In this series of three studies, Franks and Scherr explore the concept of “moral foundations” as a predictor of voting behavior as it relates to the 2012 presidential election.  Of particular interest to I-Os are the treatment of moral foundations as mutable states versus intransigent traits. The literature behind moral foundation theory has consistently treated these as traits that sway when context is added to a given situation.  Further, it has been long hypothesized that these moral foundations are potentially hereditable.

 

In this research, participants responded to scales from multiple constructs ranging from political leanings to social attitudes about moral situations to basic demographic information.  In the first study, researchers used moral foundations theory to identify potential underpinnings of a relationship between morality and behavior using a sample of 144 voters.  In the second study, a representative sample from the American National Election Survey (ANES; n = 1107) was used to identify a relationship between key factors like type of moral foundation and voting selection via a hierarchical logistic regression technique.  In the final study, a sample of 200 participants completed measures aimed at linking moral foundations of the individual with subjective assessments of moral foundations of others. 

 

Results from these three studies were used to examine the changing nature of moral foundations and also to identify a two-dimensional structure of moral foundations—individualizing foundations versus binding foundations.  These foundations ended up predicting actual voting behaviors in the Presidential election above and beyond demographic variables.  Upon further investigation, these concepts sound an awful lot like individualistic versus collectivistic orientations—something all I-Os know a lot about. 

 

Thoughts From an I-O Perspective

So how does this research affect the way I-Os should operate?
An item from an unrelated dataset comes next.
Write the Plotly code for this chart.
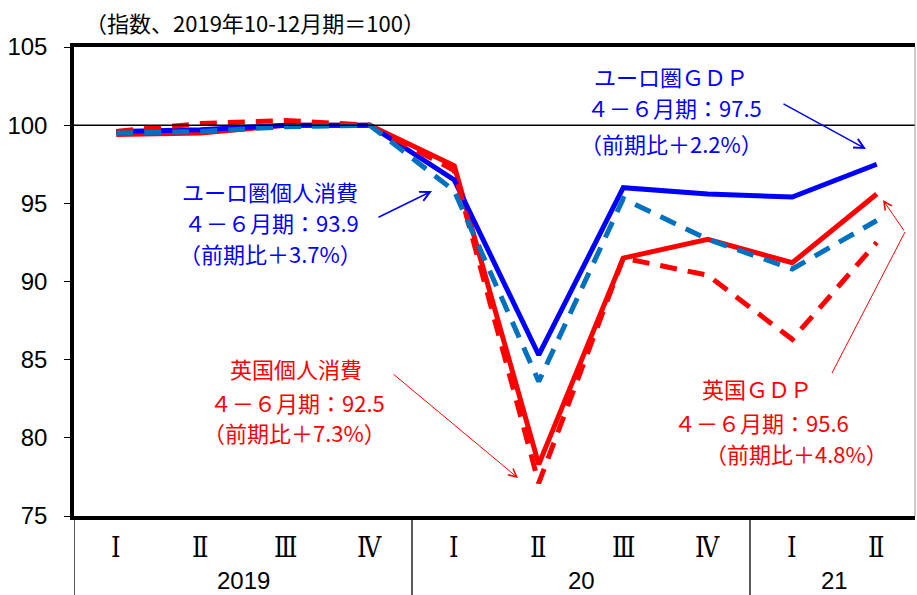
import plotly.graph_objects as go

# Quarter labels and year groups
quarters = ["Ⅰ", "Ⅱ", "Ⅲ", "Ⅳ", "Ⅰ", "Ⅱ", "Ⅲ", "Ⅳ", "Ⅰ", "Ⅱ"]
years = ["2019", "20", "21"]
year_spans = [(0, 3), (4, 7), (8, 9)]

# Index values, 2019 Q4 = 100
euro_gdp = [99.6, 99.7, 100.0, 100.0, 96.5, 85.3, 96.0, 95.6, 95.4, 97.5]
uk_gdp = [99.4, 99.5, 100.0, 100.0, 97.4, 78.3, 91.5, 92.7, 91.2, 95.6]
uk_cons = [99.6, 100.1, 100.3, 100.0, 97.1, 77.1, 91.5, 90.4, 86.3, 92.5]
euro_cons = [99.5, 99.6, 99.9, 100.0, 95.8, 83.6, 95.3, 92.7, 90.8, 93.9]

y_ticks = [75, 80, 85, 90, 95, 100, 105]

BLUE = "#0000FF"
TEAL = "#0070C0"
RED = "#FF0000"
JP = "Noto Sans CJK JP"
NUM = "Liberation Sans Narrow, Liberation Sans, Arial"

x = list(range(len(quarters)))

fig = go.Figure()
fig.add_trace(go.Scatter(x=x, y=uk_gdp, mode="lines", line=dict(color=RED, width=5), name="英国GDP"))
fig.add_trace(go.Scatter(x=x, y=euro_gdp, mode="lines", line=dict(color=BLUE, width=5), name="ユーロ圏GDP"))
fig.add_trace(go.Scatter(x=x, y=uk_cons, mode="lines",
                         line=dict(color=RED, width=5, dash="17px,11px"), name="英国個人消費"))
fig.add_trace(go.Scatter(x=x, y=euro_cons, mode="lines",
                         line=dict(color=TEAL, width=5, dash="17px,11px"), name="ユーロ圏個人消費"))

W, H = 917, 595
L, R, T, B = 74, 2, 47, 79
plot_w = W - L - R
plot_h = H - T - B
cat_w = 84.5
x_hi = -0.5 + plot_w / cat_w


def px_to_x(px):
    return (px - L) / cat_w - 0.5


def px_to_y(py):
    return 105 - (py - T) / plot_h * 30


def py_to_paper(py):
    return 1 - (py - T) / plot_h


shapes = []
# reference line at 100
shapes.append(dict(type="line", xref="paper", yref="y", x0=0, x1=1, y0=100, y1=100,
                   line=dict(color="black", width=1.5)))
# thin right frame
shapes.append(dict(type="line", xref="paper", yref="paper", x0=1, x1=1, y0=0, y1=1,
                   line=dict(color="#9a9a9a", width=1)))
# year separators below the axis
for sx in [-0.5, 3.5, 7.5]:
    shapes.append(dict(type="line", xref="x", yref="paper", x0=sx, x1=sx, y0=0, y1=py_to_paper(H),
                       line=dict(color="black", width=1.3)))

annotations = []
# quarter labels
for i, q in enumerate(quarters):
    annotations.append(dict(x=i, y=py_to_paper(547), xref="x", yref="paper", text=q,
                            showarrow=False,
                            font=dict(family="DejaVu Serif Condensed, DejaVu Serif", size=27, color="black"),
                            xanchor="center", yanchor="middle"))
# year labels
for label, (a, b) in zip(years, year_spans):
    annotations.append(dict(x=(a + b) / 2, y=py_to_paper(580), xref="x", yref="paper", text=label,
                            showarrow=False, font=dict(family=NUM, size=24, color="black"),
                            xanchor="center", yanchor="middle"))

# unit note
annotations.append(dict(x=(255 - L) / plot_w, y=py_to_paper(22), xref="paper", yref="paper",
                        text="（指数、2019年10-12月期＝100）",
                        showarrow=False, font=dict(family=JP, size=22, color="black"),
                        xanchor="center", yanchor="middle"))


def text_block(lines, color, size=22):
    for txt, cx, cy in lines:
        annotations.append(dict(x=px_to_x(cx), y=px_to_y(cy), xref="x", yref="y", text=txt,
                                showarrow=False, font=dict(family=JP, size=size, color=color),
                                xanchor="center", yanchor="middle", align="center"))


def arrow(x0, y0, x1, y1, color, width):
    annotations.append(dict(x=px_to_x(x1), y=px_to_y(y1), ax=px_to_x(x0), ay=px_to_y(y0),
                            xref="x", yref="y", axref="x", ayref="y", text="", showarrow=True,
                            arrowhead=5, arrowsize=1.6 if width < 1.5 else 1.3,
                            arrowwidth=width, arrowcolor=color))


# euro area GDP
text_block([("ユーロ圏ＧＤＰ", 671, 76),
            ("４－６月期：%.1f" % euro_gdp[-1], 674, 107),
            ("（前期比＋2.2%）", 671, 143)], BLUE)
arrow(782, 103, 866, 149, BLUE, 1.5)

# euro area consumption
text_block([("ユーロ圏個人消費", 270, 191),
            ("４－６月期：%.1f" % euro_cons[-1], 271, 222),
            ("（前期比＋3.7%）", 270, 253)], BLUE)
arrow(377, 218, 432, 191, BLUE, 1.5)

# UK consumption
text_block([("英国個人消費", 296, 368),
            ("４－６月期：%.1f" % uk_cons[-1], 297, 402),
            ("（前期比＋7.3%）", 294, 432)], RED)
arrow(392, 373, 518, 478, RED, 1)

# UK GDP
text_block([("英国ＧＤＰ", 757, 388),
            ("４－６月期：%.1f" % uk_gdp[-1], 761, 422),
            ("（前期比＋4.8%）", 796, 453)], RED)
shapes.append(dict(type="line", xref="x", yref="y", x0=px_to_x(832), y0=px_to_y(373),
                   x1=px_to_x(905), y1=px_to_y(232), line=dict(color=RED, width=1)))
arrow(905, 232, 883, 200, RED, 1)

fig.update_layout(
    width=W, height=H,
    margin=dict(l=L, r=R, t=T, b=B, pad=0),
    paper_bgcolor="white", plot_bgcolor="white",
    showlegend=False,
    xaxis=dict(range=[-0.5, x_hi], showticklabels=False, ticks="", showgrid=False, zeroline=False,
               showline=True, mirror=True, linecolor="black", linewidth=3.5, fixedrange=True),
    yaxis=dict(range=[75, 105], tickvals=y_ticks, ticks="outside", ticklen=6, tickwidth=1.2,
               tickcolor="black", showgrid=False, zeroline=False, showline=True, linecolor="black",
               linewidth=3.5, tickfont=dict(family=NUM, size=24, color="black"), ticklabelstandoff=12,
               fixedrange=True),
    shapes=shapes,
    annotations=annotations,
)

fig.write_html("out.html")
Well, three things are abundantly clear:

  1. Public policy research could use a refresher on social psychology and applied psychology (ask anyone who voted in the 2016 election about cognitive dissonance). 
  2. Franks and Scherr provide a novel way of reframing state versus trait debates but looking a context from a hereditary perspective, something we in I-O have seemingly ignored. 
  3. The researchers have also provided a series of implications for applying moral foundations to the prediction of counterproductive or self-destructive behaviors. 

 

This last one has the most fertile ground for application in I-O as they unwittingly lay out a new way for predicting one-time bad behaviors in the workplace.